There cannot be any doubt that the Messianic promise made considerable progress in the time of David. It is, in itself, a circumstance of great importance that the eyes of the people were henceforth directed to a definite family; for, thereby, their hopes acquired greater consistency. Further,—The former prophecies were, all of them, much shorter, and more in the shape of hints; but, now, their hopes could become detailed descriptions, because a substratum was given to them in the present. The Messiah had been foretold to David as a successor to his throne,—as a King. Hence it was, that, in the view of David himself and of the other psalmists, the earthly head of the Congregation of the Lord formed the substratum for the future Saviour. The naked thought now clothed itself with flesh and blood. The hope gained thereby in clearness and distinctness, as well as in practical significance.
The slight hint of a higher nature of the Messiah, given in Gen. xlix. 8, forms the main ground for the advancing and more definite knowledge, which we find in the days of David and Solomon. Grand and lofty expectations could, henceforth, not fail to be connected with the promise in 2 Sam. vii. 14, "I will be a father to him, and he shall be a son to Me," and with the prophecy of the absolute perpetuity of dominion, in the same passage. In Ps. ii. 12, the Messiah appears as the Son of God κατ᾽ ἐξοχήν,—as He, in whom to trust is to be saved, and whose anger brings destruction. In Ps. cx. 1, He appears as the Lord of the Congregation and of David himself,—as sitting at the right hand of omnipotence, and as invested with a full participation in the divine power over heaven and earth. In Ps. lxxi. eternity of dominion is ascribed to Him. In Ps. xlv. 7, 8, He is called God, Elohim.

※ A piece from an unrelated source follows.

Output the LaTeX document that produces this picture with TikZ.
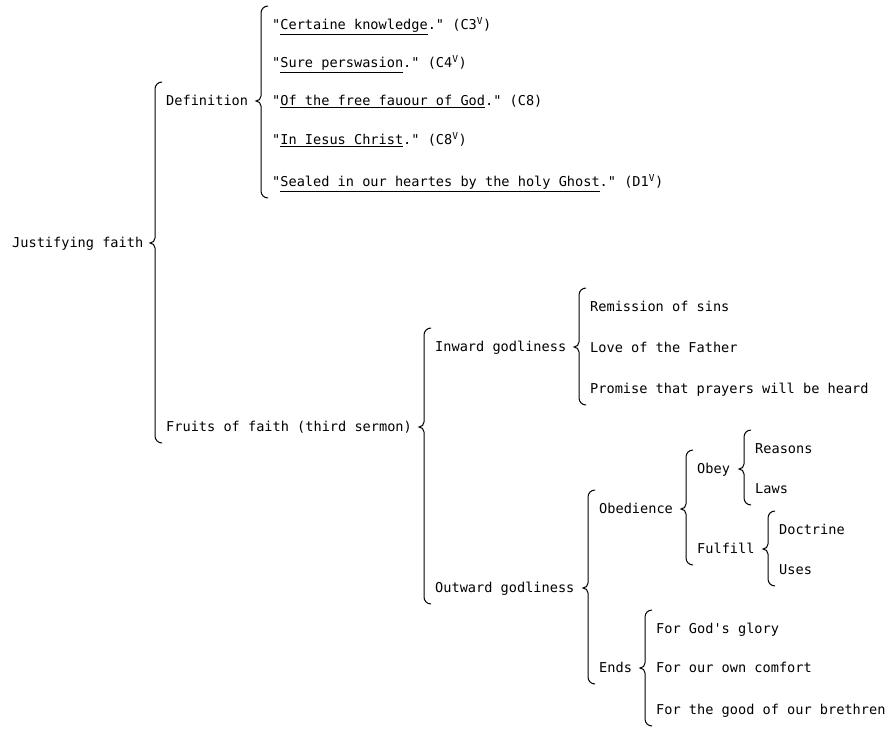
\documentclass[tikz,border=0pt]{standalone}
\usepackage{fontspec}
\usepackage{tikz}
\usetikzlibrary{calc}
\newfontfamily\typew{DejaVu Sans Mono}
% curly brace from parent (#1) to first (#2) and last (#3) child
\newcommand{\brc}[3]{%
  \draw[brc] let \p1=(#1.east), \p2=(#2.west), \p3=(#3.west) in
    (\x2-4pt,\y2+19pt) to[out=180,in=90] (\x2-11pt,\y2+12pt)
    -- (\x2-11pt,\y1+5pt) to[out=-90,in=0] (\x2-16pt,\y1)
    to[out=0,in=90] (\x2-11pt,\y1-5pt)
    -- (\x2-11pt,\y3-9pt) to[out=-90,in=180] (\x2-4pt,\y3-16pt);}

\begin{document}
\begin{tikzpicture}[x=1pt,y=-1pt,
  lbl/.style={anchor=west,inner sep=0pt,text height=11pt,text depth=2pt,
    font=\typew\fontsize{13.6}{16}\selectfont},
  brc/.style={line width=1pt}]
  \useasboundingbox (0,0) rectangle (888,728);
  \node[lbl] (jf) at (12,243) {Justifying faith};
  \node[lbl] (def) at (166,101) {Definition};
  \node[lbl] (d1) at (272,25) {"\underline{Certaine knowledge}." (C3\textsuperscript{V})};
  \node[lbl] (d2) at (272,63) {"\underline{Sure perswasion}." (C4\textsuperscript{V})};
  \node[lbl] (d3) at (272,101) {"\underline{Of the free fauour of God}." (C8)};
  \node[lbl] (d4) at (272,140) {"\underline{In Iesus Christ}." (C8\textsuperscript{V})};
  \node[lbl] (d5) at (272,182) {"\underline{Sealed in our heartes by the holy Ghost}." (D1\textsuperscript{V})};
  \node[lbl] (fr) at (166,427) {Fruits of faith (third sermon)};
  \node[lbl] (inw) at (435,347) {Inward godliness};
  \node[lbl] (i1) at (590,307) {Remission of sins};
  \node[lbl] (i2) at (590,348) {Love of the Father};
  \node[lbl] (i3) at (590,389) {Promise that prayers will be heard};
  \node[lbl] (outw) at (435,588) {Outward godliness};
  \node[lbl] (ob) at (599,509) {Obedience};
  \node[lbl] (obey) at (697,469) {Obey};
  \node[lbl] (r1) at (755,449) {Reasons};
  \node[lbl] (r2) at (755,489) {Laws};
  \node[lbl] (ful) at (697,549) {Fulfill};
  \node[lbl] (f1) at (779,530) {Doctrine};
  \node[lbl] (f2) at (779,570) {Uses};
  \node[lbl] (ends) at (599,668) {Ends};
  \node[lbl] (e1) at (656,629) {For God's glory};
  \node[lbl] (e2) at (656,668) {For our own comfort};
  \node[lbl] (e3) at (656,710) {For the good of our brethren};
  \brc{jf}{def}{fr}
  \brc{def}{d1}{d5}
  \brc{fr}{inw}{outw}
  \brc{inw}{i1}{i3}
  \brc{outw}{ob}{ends}
  \brc{ob}{obey}{ful}
  \brc{obey}{r1}{r2}
  \brc{ful}{f1}{f2}
  \brc{ends}{e1}{e3}
\end{tikzpicture}
\end{document}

Among the offices of Christ, it is especially the Regal office on which a clear light has been shed. The Messiah appears prominently as He "who has dominion from sea to sea, and from the river unto the ends of the earth," Ps. lxxii. 8. In Ps. cx., however, the office of the Messiah as the eternal High Priest is first revealed to the congregation. He appears as the person who atones for whatever sins cleave to His people, as their Intercessor and Advocate with God, and as the Mediator of the closest communion with God. We have here the outlines, for the filling up of which Isaiah was, at a later period, called. The Prophetic office of the Saviour does not distinctly appear in the Psalms. It was reserved for Isaiah to bring out into a clearer light the allusion given, on this subject, by Moses, after it had been taken up again, for the first time since Moses' day, by the prophet Joel.

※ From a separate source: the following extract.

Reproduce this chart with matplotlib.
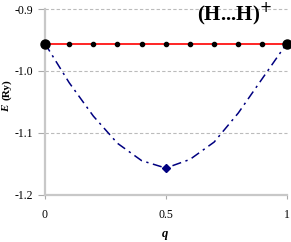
import numpy as np
import matplotlib
matplotlib.use("Agg")
import matplotlib.pyplot as plt

# data
q = [0.0, 0.1, 0.2, 0.3, 0.4, 0.5, 0.6, 0.7, 0.8, 0.9, 1.0]
e_flat = [-0.956] * 11
e_curve = [-0.956, -1.019, -1.073, -1.117, -1.145, -1.157, -1.143, -1.115, -1.068, -1.012, -0.956]
yticks = [-0.9, -1.0, -1.1, -1.2]
ylabels = ["-0.9", "-1.0", "-1.1", "-1.2"]
xticks = [0, 0.5, 1]
xlabels = ["0", "0.5", "1"]

plt.rcParams['font.family'] = ['Liberation Serif', 'DejaVu Serif']

fig = plt.figure(figsize=(2.91, 2.42), dpi=100)
ax = fig.add_axes([0.1546, 0.1955, 0.8304, 0.7673])

ax.plot(q, e_curve, color='#000080', lw=1.1, ls=(0, (6, 3, 1.5, 3)), zorder=3)
ax.plot([q[5]], [e_curve[5]], marker='D', color='#000080', ms=4, zorder=4)

ax.plot(q, e_flat, color='red', lw=1.2, zorder=5)
ax.plot(q[1:-1], e_flat[1:-1], 'o', color='black', ms=3, zorder=6, clip_on=False)
ax.plot([q[0], q[-1]], [e_flat[0], e_flat[-1]], 'o', color='black', ms=6.5, zorder=7, clip_on=False)

ax.set_xlim(0, 1)
ax.set_ylim(-1.2, -0.9)
ax.set_yticks(yticks)
ax.set_yticklabels(ylabels)
ax.set_xticks(xticks)
ax.set_xticklabels(xlabels)

for y in [-0.9, -1.0, -1.1]:
    ax.axhline(y, color='#bbbbbb', lw=0.8, ls=(0, (3, 2)), zorder=1, clip_on=False)

for s in ['top', 'right']:
    ax.spines[s].set_visible(False)
for s in ['left', 'bottom']:
    ax.spines[s].set_color('#c8c8c8')
    ax.spines[s].set_linewidth(1.6)

ax.tick_params(axis='both', direction='out', width=0.8, color='#aaaaaa', labelsize=8.5)
ax.tick_params(axis='y', length=5, pad=3.5)
ax.tick_params(axis='x', length=3, pad=7)

# axis titles
fig.text(0.022, 0.63, '(Ry)', rotation=90, fontsize=8, fontweight='bold',
         ha='center', va='center')
fig.text(0.022, 0.553, 'E', rotation=90, fontsize=8, fontweight='bold', style='italic',
         ha='center', va='center')
fig.text(0.567, 0.035, 'q', fontsize=9, fontweight='bold', style='italic',
         ha='center', va='center')

fig.text(0.807, 0.94, '(H...H)$^{+}$', fontsize=15, fontweight='bold',
         ha='center', va='center')

fig.savefig('out.png', dpi=100)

It was quite natural that David, who himself was exercised and proved by the cross, should be the first to introduce to the knowledge of the Church a suffering Messiah. But the doctrine has with him still the character of a germ; he still mixes up the references to the Messiah with the allusions to His types. It was from these that David rose to Him; it was from their destiny that David, by the Holy Spirit, inferred what would befall Him. Nowhere, however, has David directly and exclusively to do with a suffering Messiah, as had, afterwards, the prophet Isaiah.

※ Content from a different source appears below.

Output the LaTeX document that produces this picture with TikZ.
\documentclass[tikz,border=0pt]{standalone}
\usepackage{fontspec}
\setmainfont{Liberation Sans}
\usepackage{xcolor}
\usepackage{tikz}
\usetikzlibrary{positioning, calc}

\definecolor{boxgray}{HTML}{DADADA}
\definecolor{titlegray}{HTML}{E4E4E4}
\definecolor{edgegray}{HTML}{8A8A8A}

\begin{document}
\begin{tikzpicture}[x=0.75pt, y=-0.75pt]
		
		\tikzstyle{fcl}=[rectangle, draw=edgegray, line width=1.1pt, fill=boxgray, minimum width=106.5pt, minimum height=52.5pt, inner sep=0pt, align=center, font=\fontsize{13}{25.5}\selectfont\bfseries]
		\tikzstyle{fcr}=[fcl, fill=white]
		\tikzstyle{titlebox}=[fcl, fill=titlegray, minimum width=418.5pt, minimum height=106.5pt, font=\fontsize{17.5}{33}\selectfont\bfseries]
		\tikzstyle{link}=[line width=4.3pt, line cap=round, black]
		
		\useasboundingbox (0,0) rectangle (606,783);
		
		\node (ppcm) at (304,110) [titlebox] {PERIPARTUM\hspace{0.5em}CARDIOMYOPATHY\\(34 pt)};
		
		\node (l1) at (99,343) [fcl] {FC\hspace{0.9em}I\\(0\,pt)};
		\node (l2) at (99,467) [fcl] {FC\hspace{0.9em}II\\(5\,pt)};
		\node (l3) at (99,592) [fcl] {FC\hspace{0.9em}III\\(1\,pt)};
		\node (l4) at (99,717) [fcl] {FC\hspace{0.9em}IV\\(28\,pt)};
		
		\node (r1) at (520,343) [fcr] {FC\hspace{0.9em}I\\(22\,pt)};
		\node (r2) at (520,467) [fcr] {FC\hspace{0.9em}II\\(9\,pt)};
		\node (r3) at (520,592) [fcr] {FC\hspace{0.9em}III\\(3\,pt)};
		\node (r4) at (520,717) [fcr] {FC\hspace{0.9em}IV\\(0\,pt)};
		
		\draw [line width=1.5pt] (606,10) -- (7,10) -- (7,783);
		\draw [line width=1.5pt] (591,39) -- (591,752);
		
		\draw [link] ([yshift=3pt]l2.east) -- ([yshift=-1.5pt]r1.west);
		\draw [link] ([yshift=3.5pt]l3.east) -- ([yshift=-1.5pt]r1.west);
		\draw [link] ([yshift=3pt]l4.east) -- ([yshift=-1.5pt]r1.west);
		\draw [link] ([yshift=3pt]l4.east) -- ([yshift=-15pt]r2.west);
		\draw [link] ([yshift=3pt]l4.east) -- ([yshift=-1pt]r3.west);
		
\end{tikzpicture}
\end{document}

In all that respects the Psalms, we must content ourselves with merely a passing glance, lest we encroach too much upon the territory which belongs to the Commentary on the Psalms. But "the last words of David," preserved to us in the Books of Samuel, we shall make the subject of a more minute consideration, inasmuch as they form a connecting link between the two classes of Psalms which rest on the promise in 2 Sam. vii., viz., those referring to David's house and family, and those relating to the personal Messiah. The "ruler among men" whom we meet in these "last words," is, in the first instance, an ideal person,—viz., the Davidic race conceived of as a person; but the ideal points to the real person, in whom all that had been foretold of the Davidic family should, at some future period, find its full realization. It is with a view to this person, that the personification has been employed.
[2 SAMUEL XXIII. 1-7.]
The last words of David are comprehended in seven verses; and these, again, are subdivided into sections of five and two verses respectively. First, there is a description of the fulness of blessings which the dominion of the just ruler shall carry along with it, and then of the destruction which shall overtake hostile wickedness.
It is not by accident that these last words are not found in the collection of Psalms. The reason is indicated by the נאם There is a prophetic element in the lyric poetry of David wheresoever it refers to the future destiny of his house; but this prophetic element rises, here, at the close of his life, to pure prophetic inspiration and utterance, which stand on an equal footing with the prophecy of Nathan in 2 Sam. vii., and claim an equal authority.
Ver. 1. "And these are the last words of David. David, the son of Jesse, prophesies, and the man prophesies who was raised up on high, the anointed of the God of Jacob, and sweet in the Psalms of Israel."